→ **WHAT THE EXERCISE ASKS**
Print exactly the lines from the first one down to the line containing "const yTicks = [26,27,28,29,30,31,32];", both ends included, with no pictures and nothing else.

→ **DATASET EXCERPT**
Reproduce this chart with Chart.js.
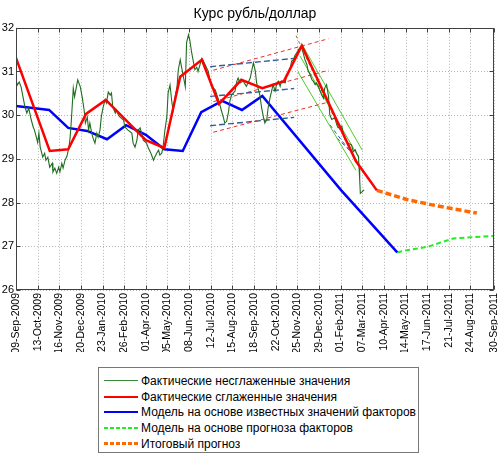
<!DOCTYPE html>
<html><head><meta charset="utf-8">
<script src="https://cdn.jsdelivr.net/npm/chart.js@4.4.0/dist/chart.umd.min.js"></script>
<style>
html,body{margin:0;padding:0;background:#fff;}
#wrap{position:relative;width:498px;height:454px;overflow:hidden;}
#c{position:absolute;left:0;top:0;}
#legend{position:absolute;left:98px;top:367px;width:321px;height:86px;border:1px solid #777;background:#fff;box-sizing:border-box;font-family:"Liberation Sans",Arial,sans-serif;font-size:12px;color:#000;}
.row{position:absolute;left:0;height:16px;line-height:16px;white-space:nowrap;}
.sw{position:absolute;left:5px;width:34px;}
.lbl{position:absolute;left:42px;top:0;}
</style></head>
<body>
<div id="wrap">
<canvas id="c" width="498" height="454"></canvas>
<div id="legend"></div>
</div>
<script>
// ---- axis ticks ----
const tickDays = [0,34,68,102,136,170,204,238,272,306,340,374,408,442,476,510,544,578,612,646,680,714,751];
const tickLabels = ['09-Sep-2009','13-Oct-2009','16-Nov-2009','20-Dec-2009','23-Jan-2010','26-Feb-2010','01-Apr-2010','05-May-2010','08-Jun-2010','12-Jul-2010','15-Aug-2010','18-Sep-2010','22-Oct-2010','25-Nov-2010','29-Dec-2010','01-Feb-2011','07-Mar-2011','10-Apr-2011','14-May-2011','17-Jun-2011','21-Jul-2011','24-Aug-2011','30-Sep-2011'];
const yTicks = [26,27,28,29,30,31,32];

// ---- series (x = days since 09-Sep-2009) ----
const rawDays = [0,2,5,8,11,14,17,20,24,27,29,31,34,36,38,40,42,45,47,50,53,57,58,61,64,67,69,72,74,77,80,83,85,87,90,92,94,97,101,104,107,109,112,114,116,119,121,124,127,129,132,134,137,140,142,145,148,150,152,156,158,161,163,169,171,176,182,184,187,190,192,195,198,200,205,208,211,213,216,218,221,224,226,229,231,234,237,239,242,245,247,250,253,255,258,260,263,266,268,271,273,276,279,281,284,286,289,292,294,297,302,307,313,318,323,326,328,331,334,336,339,344,347,349,352,357,362,368,373,376,378,381,383,386,389,391,394,396,399,402,404,407,410,412,415,417,423,425,428,431,433,436,438,441,444,446,449,451,454,457,459,462,465,467,470,472,475,478,480,483,485,488,491,493,496,501,504,506,512,514,517,522,527,530,533,535,538,539,540,541,544,547];
const rawValues = [30.81,30.69,30.76,30.65,30.42,30.19,30.05,30.16,29.89,29.73,29.66,29.55,29.38,29.59,29.27,29.16,29.04,29.13,28.97,29.04,28.81,28.90,28.70,28.79,28.67,28.81,28.70,28.90,28.79,28.97,29.06,29.25,29.48,29.89,30.62,30.42,30.58,30.81,30.65,30.42,30.12,29.82,29.96,29.66,29.82,29.59,29.48,29.36,29.59,29.50,29.66,29.96,30.19,30.35,30.28,30.53,30.46,30.51,30.19,30.05,30.12,30.00,29.96,29.89,29.73,29.66,29.59,29.36,29.27,29.43,29.66,29.71,29.55,29.43,29.36,29.25,29.16,29.09,28.97,29.04,29.13,29.20,29.09,29.13,29.27,29.66,29.96,30.51,30.69,30.28,30.12,30.42,30.65,31.04,31.27,31.11,30.88,30.65,31.66,31.84,31.72,31.43,31.20,31.04,31.10,31.00,31.15,31.30,31.25,31.16,31.01,30.66,30.58,30.36,30.09,29.94,29.82,29.86,30.09,30.32,30.47,30.55,30.78,30.85,30.74,30.78,30.66,30.85,31.20,31.01,30.74,30.58,30.47,30.16,29.94,29.82,29.90,30.16,30.39,30.58,30.70,30.55,30.74,30.78,30.66,30.78,30.74,30.93,30.97,31.08,31.24,31.27,31.36,31.43,31.50,31.54,31.54,31.43,31.27,31.16,31.01,30.93,30.81,30.78,30.70,30.74,30.66,30.55,30.47,30.39,30.62,30.70,30.43,30.01,29.90,29.94,29.78,29.71,29.75,29.59,29.44,29.36,29.32,29.17,29.21,29.13,29.06,28.79,28.52,28.21,28.25,28.29];

const smoothDays = [0,53,82,110,141,204,233,258,292,319,354,387,421,449,534,567];
const smoothValues = [31.31,29.18,29.22,30.03,30.35,29.43,29.25,30.88,31.27,30.26,30.81,30.62,30.78,31.59,28.95,28.28];

const modelDays = [0,52,82,112,143,173,204,233,262,291,324,355,387,511,599];
const modelValues = [30.21,30.12,29.71,29.64,29.45,29.77,29.55,29.22,29.18,30.07,30.33,30.12,30.44,28.28,26.86];

const factorDays = [599,614,647,687,718,751];
const factorValues = [26.86,26.91,26.99,27.18,27.21,27.24];

const finalDays = [567,614,650,682,724];
const finalValues = [28.28,28.07,27.96,27.87,27.76];

// ---- trend channel lines (start/end) ----
const redChannelDays = [310,491];
const redChannelUpper = [31.03,31.75];
const redChannelMiddle = [30.31,31.03];
const redChannelLower = [29.61,30.30];
const blueChannelDays = [305,437];
const blueChannelUpper = [31.11,31.30];
const blueChannelMiddle = [30.43,30.61];
const blueChannelLower = [29.76,29.95];
const downChannel1Days = [449,544], downChannel1Values = [31.63,29.20];
const downChannel2Days = [446,539], downChannel2Values = [31.36,29.02];
const downChannel3Days = [443,534], downChannel3Values = [30.99,28.74];
const oliveDays = [440,509], oliveValues = [31.82,29.66];
const downBlue1Days = [493,535], downBlue1Values = [29.78,28.98];
const downBlue2Days = [504,529], downBlue2Values = [29.48,29.13];

const pts = (xs, ys) => xs.map((d,i)=>({x:d, y:ys[i]}));
const line = (xs, ys, color, w, dash) => ({data:pts(xs,ys), borderColor:color, borderWidth:w, borderDash:dash||[], pointRadius:0, fill:false, tension:0});

const FONT = '"Liberation Sans", Arial, sans-serif';
Chart.defaults.font.family = FONT;
Chart.defaults.color = '#000';

const gridBox = {
  id:'gridBox',
  beforeDatasetsDraw(chart){
    const {ctx, chartArea:a, scales:{x,y}} = chart;
    ctx.save();
    ctx.strokeStyle = '#b4b4b4'; ctx.lineWidth = 1; ctx.setLineDash([1,2]);
    tickDays.forEach(d=>{const p=Math.round(x.getPixelForValue(d))+0.5; ctx.beginPath(); ctx.moveTo(p,a.top); ctx.lineTo(p,a.bottom); ctx.stroke();});
    yTicks.forEach(v=>{const p=Math.round(y.getPixelForValue(v))+0.5; ctx.beginPath(); ctx.moveTo(a.left,p); ctx.lineTo(a.right,p); ctx.stroke();});
    ctx.restore();
  },
  afterDatasetsDraw(chart){
    const {ctx, chartArea:a, scales:{x,y}} = chart;
    ctx.save();
    ctx.strokeStyle = '#404040'; ctx.lineWidth = 1; ctx.setLineDash([]);
    const L=Math.round(a.left)+0.5, R=Math.round(a.right)-0.5, T=Math.round(a.top)+0.5, B=Math.round(a.bottom)-0.5;
    ctx.strokeRect(L,T,R-L,B-T);
    const tl = 4;
    ctx.beginPath();
    tickDays.forEach(d=>{const p=Math.round(x.getPixelForValue(d))+0.5; ctx.moveTo(p,B); ctx.lineTo(p,B-tl); ctx.moveTo(p,T); ctx.lineTo(p,T+tl);});
    yTicks.forEach(v=>{const p=Math.round(y.getPixelForValue(v))+0.5; ctx.moveTo(L,p); ctx.lineTo(L+tl,p); ctx.moveTo(R,p); ctx.lineTo(R-tl,p);});
    ctx.stroke();
    ctx.restore();
  }
};

new Chart(document.getElementById('c'), {
  type:'line',
  data:{datasets:[
    line(smoothDays, smoothValues, '#ff0000', 2.5),
    line(finalDays, finalValues, '#ff6a00', 3.5, [6,3]),
    line(rawDays, rawValues, '#1f6d1f', 1.1),
    line(redChannelDays, redChannelUpper, '#e83030', 1, [4,3]),
    line(redChannelDays, redChannelMiddle, '#e83030', 1, [4,3]),
    line(redChannelDays, redChannelLower, '#e83030', 1, [4,3]),
    line(blueChannelDays, blueChannelUpper, '#2f5f9a', 1.4, [6,3]),
    line(blueChannelDays, blueChannelMiddle, '#2f5f9a', 1.4, [6,3]),
    line(blueChannelDays, blueChannelLower, '#2f5f9a', 1.4, [6,3]),
    line(downChannel1Days, downChannel1Values, '#4ccc2a', 1),
    line(downChannel2Days, downChannel2Values, '#4ccc2a', 1),
    line(downChannel3Days, downChannel3Values, '#4ccc2a', 1),
    line(oliveDays, oliveValues, '#8a7a30', 1, [3,3]),
    line(downBlue1Days, downBlue1Values, '#3050d0', 1, [4,3]),
    line(downBlue2Days, downBlue2Values, '#3050d0', 1, [4,3]),
    line(modelDays, modelValues, '#0000ff', 2.5),
    line(factorDays, factorValues, '#22ee22', 2, [5,3])
  ]},
  options:{
    responsive:false, animation:false, devicePixelRatio:1,
    layout:{padding:{top:0,right:4,bottom:102,left:0}},
    plugins:{
      legend:{display:false}, tooltip:{enabled:false},
      title:{display:true, text:'Курс рубль/доллар', fullSize:false, color:'#000', font:{size:14, weight:'normal', family:FONT}, padding:{top:6,bottom:5}}
    },
    scales:{
      x:{type:'linear', min:0, max:751,
        afterBuildTicks:s=>{ s.ticks = tickDays.map(v=>({value:v})); },
        afterFit:s=>{ s.height = 62; s.paddingLeft = 0; s.paddingRight = 0; },
        grid:{display:false, drawTicks:false}, border:{display:false},
        ticks:{autoSkip:false, minRotation:90, maxRotation:90, padding:3, color:'#000', font:{size:10.5, family:FONT}, callback:(v,i)=>tickLabels[i]}
      },
      y:{type:'linear', min:26, max:32,
        afterBuildTicks:s=>{ s.ticks = yTicks.map(v=>({value:v})); },
        afterFit:s=>{ s.width = 16; },
        grid:{display:false, drawTicks:false}, border:{display:false},
        ticks:{padding:2, color:'#000', font:{size:11, family:FONT}}
      }
    }
  },
  plugins:[gridBox]
});

// ---- legend (HTML, real text) ----
const legendItems = [
  {label:'Фактические несглаженные значения', color:'#3a8a3a', w:1, dash:null},
  {label:'Фактические сглаженные значения', color:'#ff0000', w:2, dash:null},
  {label:'Модель на основе известных значений факторов', color:'#0000ff', w:2, dash:null},
  {label:'Модель на основе прогноза факторов', color:'#22ee22', w:2, dash:[4,2]},
  {label:'Итоговый прогноз', color:'#ff6a00', w:3, dash:[4,2]}
];
const rowTops = [5,21,36,52,68];
const lg = document.getElementById('legend');
legendItems.forEach((it,i)=>{
  const r = document.createElement('div'); r.className='row'; r.style.top = rowTops[i]+'px'; r.style.width='100%';
  const s = document.createElement('div'); s.className='sw';
  s.style.top = (8 - Math.ceil(it.w/2))+'px'; s.style.height = it.w+'px';
  s.style.background = it.dash ? `repeating-linear-gradient(90deg, ${it.color} 0 ${it.dash[0]}px, transparent ${it.dash[0]}px ${it.dash[0]+it.dash[1]}px)` : it.color;
  const t = document.createElement('span'); t.className='lbl'; t.textContent = it.label;
  r.appendChild(s); r.appendChild(t); lg.appendChild(r);
});
</script>
</body></html>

→ **SOLUTION FOR THIS TASK**
Reproduce this chart with Chart.js.
<!DOCTYPE html>
<html><head><meta charset="utf-8">
<script src="https://cdn.jsdelivr.net/npm/chart.js@4.4.0/dist/chart.umd.min.js"></script>
<style>
html,body{margin:0;padding:0;background:#fff;}
#wrap{position:relative;width:498px;height:454px;overflow:hidden;}
#c{position:absolute;left:0;top:0;}
#legend{position:absolute;left:98px;top:367px;width:321px;height:86px;border:1px solid #777;background:#fff;box-sizing:border-box;font-family:"Liberation Sans",Arial,sans-serif;font-size:12px;color:#000;}
.row{position:absolute;left:0;height:16px;line-height:16px;white-space:nowrap;}
.sw{position:absolute;left:5px;width:34px;}
.lbl{position:absolute;left:42px;top:0;}
</style></head>
<body>
<div id="wrap">
<canvas id="c" width="498" height="454"></canvas>
<div id="legend"></div>
</div>
<script>
// ---- axis ticks ----
const tickDays = [0,34,68,102,136,170,204,238,272,306,340,374,408,442,476,510,544,578,612,646,680,714,751];
const tickLabels = ['09-Sep-2009','13-Oct-2009','16-Nov-2009','20-Dec-2009','23-Jan-2010','26-Feb-2010','01-Apr-2010','05-May-2010','08-Jun-2010','12-Jul-2010','15-Aug-2010','18-Sep-2010','22-Oct-2010','25-Nov-2010','29-Dec-2010','01-Feb-2011','07-Mar-2011','10-Apr-2011','14-May-2011','17-Jun-2011','21-Jul-2011','24-Aug-2011','30-Sep-2011'];
const yTicks = [26,27,28,29,30,31,32];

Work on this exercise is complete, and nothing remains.